Other countries, including Turkey, Saudi Arabia and Qatar, are providing weapons, assisted by a small number of officers from the Central Intelligence Agency who are vetting the fighters receiving them and working with State Department officials trying to unify the fighters with political leaders inside and outside the country. Last month, the Treasury Department granted a waiver to let a new American organization, the Syrian Support Group, raise money for the rebels despite the sanctions that prohibit most financial transactions in Syria.
On Thursday, President Obama also announced a $12 million increase in humanitarian aid, bringing the total to $76 million, largely distributed through international organizations like the World Food Program.
The State Department effort is being coordinated by Deputy Secretary of State William J. Burns, who worked in the Near Eastern Affairs Bureau during the planning for the American invasion of Iraq in 2003, when the department clashed with the Pentagon over what to do after Mr. Hussein’s fall. The department has created a number of separate cells devoted to aspects of a post-Assad Syria, including humanitarian issues, economic reconstruction, security, the stockpiles of chemical weapons and a political transition.
The last is led by the American ambassador to Syria, Robert S. Ford, who closed the embassy in Damascus in February amid deteriorating security there and is now based in Washington. Mr. Ford met in Cairo last week with more than 250 Syrians to shape plans for the inchoate opposition groups to form a transitional government. That meeting followed a larger gathering of Mr. Assad’s opponents last month, organized by the Arab League.

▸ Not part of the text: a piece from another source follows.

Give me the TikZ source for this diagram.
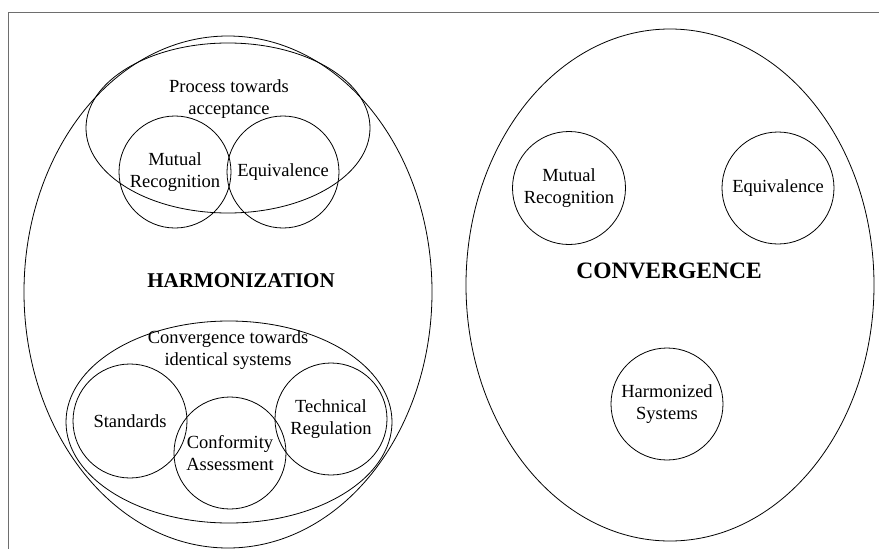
\documentclass[tikz,border=0pt]{standalone}
\usepackage{fontspec}
\setmainfont{Liberation Serif}
\usetikzlibrary{shapes.geometric}
\definecolor{framecol}{RGB}{110,110,110}
\begin{document}
\begin{tikzpicture}[x=1pt,y=-1pt,
  ring/.style={draw, ellipse, inner sep=0pt, line width=0.8pt},
  circ/.style={draw, circle, minimum size=112pt, inner sep=0pt, align=center,
    font=\fontsize{18.5}{22}\selectfont, line width=0.8pt},
  lbl/.style={align=center, font=\fontsize{18.5}{22}\selectfont},
  ttl/.style={font=\fontsize{23.5}{28}\selectfont\bfseries}]
\useasboundingbox (0,0) rectangle (879,549);
\coordinate (ftr) at (879,12);
\coordinate (ftl) at (8,12);
\coordinate (fbl) at (8,549);
\draw[framecol, line width=1pt] (ftr) -- (ftl) -- (fbl);
% big ellipses
\node[ring, minimum width=408pt, minimum height=512pt] (harm) at (228,292) {};
\node[ring, minimum width=408pt, minimum height=512pt] (conv) at (670,285) {};
% inner ellipses
\node[ring, minimum width=284pt, minimum height=170pt] (proc) at (228,128) {};
\node[ring, minimum width=326pt, minimum height=202pt] (ident) at (229,422) {};
% labels
\node[lbl] (proct) at (229,99) {Process towards\\acceptance};
\node[lbl] (identt) at (228,350) {Convergence towards\\identical systems};
\node[ttl, font=\fontsize{21}{25}\selectfont\bfseries] (harmt) at (241,281) {HARMONIZATION};
\node[ttl] (convt) at (669,271) {CONVERGENCE};
% circles left
\node[circ] (mr1) at (175,172) {Mutual\\Recognition};
\node[circ] (eq1) at (283,172) {Equivalence};
\node[circ, minimum size=114pt] (std) at (130,421) {Standards};
\node[circ] (ca) at (230,453) {Conformity\\Assessment};
\node[circ] (tr) at (331,419) {Technical\\Regulation};
% circles right
\node[circ, minimum size=113pt] (mr2) at (569,188) {Mutual\\Recognition};
\node[circ] (eq2) at (778,188) {Equivalence};
\node[circ] (hs) at (667,404) {Harmonized\\Systems};
\end{tikzpicture}
\end{document}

The Pentagon, along with Central Command, has established a similar group of planning cells, known as “crisis action teams,” focused on contingencies that could involve the American military. Senior officials declined to give the number and emphasized that such cells are created whenever potential crises emerge.
The range of plans being drafted, however, underscored the gravity of the risks. Atop the list is protecting Syria’s chemical weapons, which its leaders acknowledged possessing when vowing last month to use them only in the event of a foreign invasion. “That would be a purely military-type mission, and so we have to think about contingency planning for safeguarding these stockpiles,” one official said.
The Pentagon has also offered Jordan and Turkey assistance in defending their borders and managing the influx of refugees, as well as ensuring the delivery of humanitarian supplies. Defense Secretary Leon E. Panetta discussed these issues with King Abdullah II of Jordan in Amman on Thursday, said the Pentagon’s press secretary, George Little, who declined to discuss specific contingency planning.
Some experts and some lawmakers on Capitol Hill have criticized the administration for not devoting more effort and money to assist Mr. Assad’s opponents, including the rebel fighters and emerging political leaders inside and outside the country.
“This is certainly a useful exercise,” James Dobbins, the director of the International Security and Defense Policy Center of the RAND Corporation, told the Senate’s Committee on Foreign Relations on Wednesday, referring to the State Department’s planning. “Yet planning divorced from resources and power, as these efforts necessarily are, will have only limited impact on actual events.”